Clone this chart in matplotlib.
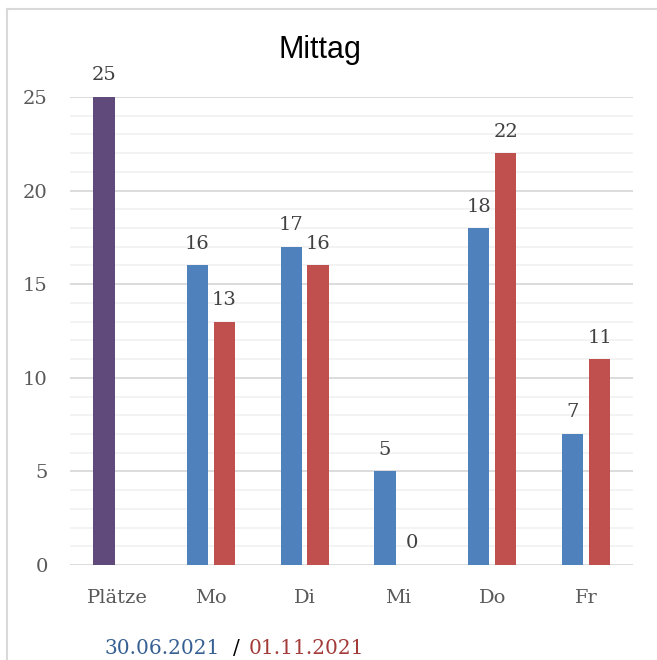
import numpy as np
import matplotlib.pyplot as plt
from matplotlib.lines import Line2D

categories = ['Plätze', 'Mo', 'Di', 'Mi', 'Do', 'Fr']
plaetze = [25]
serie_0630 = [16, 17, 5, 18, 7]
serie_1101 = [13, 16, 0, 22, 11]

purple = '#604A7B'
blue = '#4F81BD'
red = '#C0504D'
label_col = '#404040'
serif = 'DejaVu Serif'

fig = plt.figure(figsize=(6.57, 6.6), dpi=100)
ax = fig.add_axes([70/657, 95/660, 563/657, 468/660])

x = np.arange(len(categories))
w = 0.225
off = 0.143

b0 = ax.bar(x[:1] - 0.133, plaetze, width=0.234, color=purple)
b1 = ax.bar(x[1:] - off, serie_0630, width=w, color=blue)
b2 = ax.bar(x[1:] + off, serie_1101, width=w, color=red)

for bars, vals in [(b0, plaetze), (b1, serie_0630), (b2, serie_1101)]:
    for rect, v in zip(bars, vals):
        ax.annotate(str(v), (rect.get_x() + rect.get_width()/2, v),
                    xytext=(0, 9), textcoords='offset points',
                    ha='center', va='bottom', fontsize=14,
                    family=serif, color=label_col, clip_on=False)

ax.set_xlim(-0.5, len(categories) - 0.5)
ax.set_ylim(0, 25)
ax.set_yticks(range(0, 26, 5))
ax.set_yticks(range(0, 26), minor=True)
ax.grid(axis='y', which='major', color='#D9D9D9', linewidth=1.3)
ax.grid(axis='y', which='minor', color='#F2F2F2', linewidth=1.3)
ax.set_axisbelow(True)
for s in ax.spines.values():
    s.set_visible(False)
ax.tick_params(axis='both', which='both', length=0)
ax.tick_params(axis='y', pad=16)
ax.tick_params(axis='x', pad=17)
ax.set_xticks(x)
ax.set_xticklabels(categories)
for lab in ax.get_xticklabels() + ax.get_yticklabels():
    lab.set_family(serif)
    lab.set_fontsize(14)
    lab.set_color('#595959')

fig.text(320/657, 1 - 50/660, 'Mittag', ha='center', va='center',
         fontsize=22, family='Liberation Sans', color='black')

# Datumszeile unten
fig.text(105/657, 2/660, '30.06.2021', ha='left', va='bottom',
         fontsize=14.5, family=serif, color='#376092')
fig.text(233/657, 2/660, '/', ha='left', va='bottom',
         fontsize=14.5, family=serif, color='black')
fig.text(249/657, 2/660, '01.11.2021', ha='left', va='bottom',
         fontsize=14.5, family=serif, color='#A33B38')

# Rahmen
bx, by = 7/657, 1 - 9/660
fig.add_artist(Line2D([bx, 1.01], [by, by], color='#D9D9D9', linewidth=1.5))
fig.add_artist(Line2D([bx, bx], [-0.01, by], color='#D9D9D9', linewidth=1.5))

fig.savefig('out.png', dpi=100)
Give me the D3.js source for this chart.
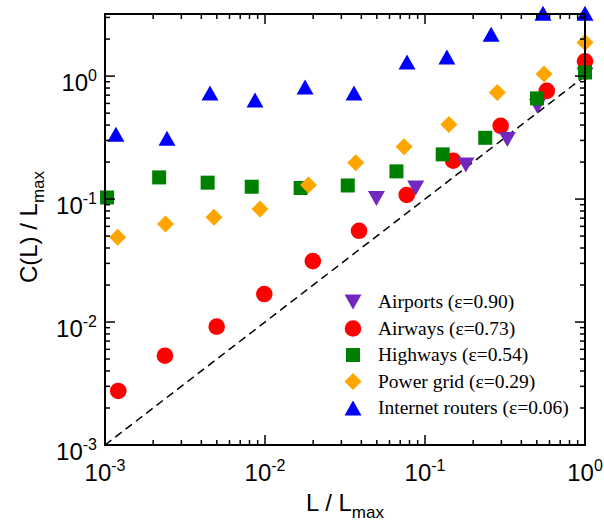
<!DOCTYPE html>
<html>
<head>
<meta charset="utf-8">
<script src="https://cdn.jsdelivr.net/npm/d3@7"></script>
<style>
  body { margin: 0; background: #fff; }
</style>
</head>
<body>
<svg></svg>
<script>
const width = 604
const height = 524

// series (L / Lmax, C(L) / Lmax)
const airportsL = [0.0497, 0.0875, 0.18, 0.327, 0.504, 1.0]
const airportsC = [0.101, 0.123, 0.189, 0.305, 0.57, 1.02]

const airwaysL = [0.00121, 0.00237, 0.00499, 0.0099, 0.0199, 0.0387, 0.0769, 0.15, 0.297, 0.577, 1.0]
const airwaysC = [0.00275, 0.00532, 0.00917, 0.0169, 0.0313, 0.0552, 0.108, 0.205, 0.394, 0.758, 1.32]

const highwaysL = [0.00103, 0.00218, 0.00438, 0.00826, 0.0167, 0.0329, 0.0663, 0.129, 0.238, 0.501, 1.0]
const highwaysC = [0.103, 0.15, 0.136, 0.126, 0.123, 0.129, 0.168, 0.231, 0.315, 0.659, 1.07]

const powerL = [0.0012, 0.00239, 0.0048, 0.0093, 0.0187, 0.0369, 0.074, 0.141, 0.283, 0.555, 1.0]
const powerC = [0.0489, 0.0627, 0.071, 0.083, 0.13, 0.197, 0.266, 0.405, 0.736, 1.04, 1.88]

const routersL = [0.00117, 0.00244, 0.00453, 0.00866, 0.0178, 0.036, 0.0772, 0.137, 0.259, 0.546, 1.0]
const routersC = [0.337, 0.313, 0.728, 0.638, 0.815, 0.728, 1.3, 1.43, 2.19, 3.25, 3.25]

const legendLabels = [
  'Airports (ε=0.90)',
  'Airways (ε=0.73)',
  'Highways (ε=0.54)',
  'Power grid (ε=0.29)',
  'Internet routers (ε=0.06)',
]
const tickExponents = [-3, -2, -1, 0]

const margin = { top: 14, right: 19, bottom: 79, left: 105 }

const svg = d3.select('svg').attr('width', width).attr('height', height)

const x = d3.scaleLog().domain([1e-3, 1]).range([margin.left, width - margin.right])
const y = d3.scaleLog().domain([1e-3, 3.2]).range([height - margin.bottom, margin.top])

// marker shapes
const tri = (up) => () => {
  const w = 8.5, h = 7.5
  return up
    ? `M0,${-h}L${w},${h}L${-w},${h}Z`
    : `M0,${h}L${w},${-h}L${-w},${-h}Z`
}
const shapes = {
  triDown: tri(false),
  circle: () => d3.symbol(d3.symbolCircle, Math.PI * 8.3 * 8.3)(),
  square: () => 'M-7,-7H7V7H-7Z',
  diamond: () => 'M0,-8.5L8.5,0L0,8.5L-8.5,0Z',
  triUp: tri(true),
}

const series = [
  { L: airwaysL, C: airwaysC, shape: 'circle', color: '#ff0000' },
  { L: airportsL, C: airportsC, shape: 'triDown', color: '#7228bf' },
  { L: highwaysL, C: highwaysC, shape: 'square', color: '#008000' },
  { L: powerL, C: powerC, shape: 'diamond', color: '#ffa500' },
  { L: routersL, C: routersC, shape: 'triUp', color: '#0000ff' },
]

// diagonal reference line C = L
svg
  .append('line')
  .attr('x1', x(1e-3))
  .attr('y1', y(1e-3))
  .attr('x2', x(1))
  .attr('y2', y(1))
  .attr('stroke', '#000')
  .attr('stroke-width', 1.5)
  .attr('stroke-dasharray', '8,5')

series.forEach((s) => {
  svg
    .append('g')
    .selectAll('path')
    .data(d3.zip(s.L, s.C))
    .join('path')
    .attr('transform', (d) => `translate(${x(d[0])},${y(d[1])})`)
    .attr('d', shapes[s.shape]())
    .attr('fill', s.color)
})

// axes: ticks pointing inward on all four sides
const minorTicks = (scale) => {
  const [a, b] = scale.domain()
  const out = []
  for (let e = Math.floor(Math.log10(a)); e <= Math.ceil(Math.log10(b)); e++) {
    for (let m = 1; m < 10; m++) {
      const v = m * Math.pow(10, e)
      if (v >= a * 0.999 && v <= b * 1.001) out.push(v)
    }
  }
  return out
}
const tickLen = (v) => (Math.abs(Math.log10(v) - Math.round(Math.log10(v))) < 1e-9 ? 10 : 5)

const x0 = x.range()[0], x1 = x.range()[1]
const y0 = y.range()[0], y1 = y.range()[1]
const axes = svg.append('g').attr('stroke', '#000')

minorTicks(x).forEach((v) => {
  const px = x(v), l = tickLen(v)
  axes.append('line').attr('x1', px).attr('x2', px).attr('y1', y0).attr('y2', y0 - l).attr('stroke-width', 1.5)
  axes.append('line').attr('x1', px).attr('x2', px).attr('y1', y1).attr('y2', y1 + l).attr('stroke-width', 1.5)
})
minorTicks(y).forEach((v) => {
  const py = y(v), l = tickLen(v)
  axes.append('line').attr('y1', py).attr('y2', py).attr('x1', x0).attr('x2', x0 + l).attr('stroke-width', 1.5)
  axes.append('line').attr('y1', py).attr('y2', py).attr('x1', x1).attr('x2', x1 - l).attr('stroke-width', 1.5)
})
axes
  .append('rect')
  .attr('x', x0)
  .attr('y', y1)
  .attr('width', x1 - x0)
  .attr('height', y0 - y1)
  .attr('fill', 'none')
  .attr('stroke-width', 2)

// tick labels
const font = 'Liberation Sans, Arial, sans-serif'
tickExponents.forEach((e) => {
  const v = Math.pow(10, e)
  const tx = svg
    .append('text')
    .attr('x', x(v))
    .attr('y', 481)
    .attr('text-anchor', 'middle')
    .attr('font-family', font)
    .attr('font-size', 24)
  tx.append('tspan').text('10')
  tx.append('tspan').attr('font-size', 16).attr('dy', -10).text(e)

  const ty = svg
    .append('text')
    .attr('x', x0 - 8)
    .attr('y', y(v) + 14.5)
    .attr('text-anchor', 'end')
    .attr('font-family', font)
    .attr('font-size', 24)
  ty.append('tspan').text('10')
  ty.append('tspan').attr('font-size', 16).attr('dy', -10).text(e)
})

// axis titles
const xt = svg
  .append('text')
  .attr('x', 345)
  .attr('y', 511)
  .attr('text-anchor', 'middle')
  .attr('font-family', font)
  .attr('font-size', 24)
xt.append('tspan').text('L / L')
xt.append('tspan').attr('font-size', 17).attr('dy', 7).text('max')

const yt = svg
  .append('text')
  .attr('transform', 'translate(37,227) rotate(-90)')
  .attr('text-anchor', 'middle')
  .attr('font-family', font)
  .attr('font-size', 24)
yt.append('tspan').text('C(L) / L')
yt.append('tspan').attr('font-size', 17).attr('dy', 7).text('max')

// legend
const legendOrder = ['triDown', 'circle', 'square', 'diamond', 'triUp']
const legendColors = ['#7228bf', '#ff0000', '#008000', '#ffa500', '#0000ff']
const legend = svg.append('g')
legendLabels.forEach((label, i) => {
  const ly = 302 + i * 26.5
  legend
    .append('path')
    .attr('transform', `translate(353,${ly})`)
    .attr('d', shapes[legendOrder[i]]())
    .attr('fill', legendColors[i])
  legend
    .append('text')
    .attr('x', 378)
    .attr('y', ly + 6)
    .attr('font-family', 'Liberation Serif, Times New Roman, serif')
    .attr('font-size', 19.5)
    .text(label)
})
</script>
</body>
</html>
+++
### Problem to work on
Exactly as written, repeat the lines from the beginning of the entries up to and including the line with "off = 0.143", but not the pictures.

### Final result
Clone this chart in matplotlib.
import numpy as np
import matplotlib.pyplot as plt
from matplotlib.lines import Line2D

categories = ['Plätze', 'Mo', 'Di', 'Mi', 'Do', 'Fr']
plaetze = [25]
serie_0630 = [16, 17, 5, 18, 7]
serie_1101 = [13, 16, 0, 22, 11]

purple = '#604A7B'
blue = '#4F81BD'
red = '#C0504D'
label_col = '#404040'
serif = 'DejaVu Serif'

fig = plt.figure(figsize=(6.57, 6.6), dpi=100)
ax = fig.add_axes([70/657, 95/660, 563/657, 468/660])

x = np.arange(len(categories))
w = 0.225
off = 0.143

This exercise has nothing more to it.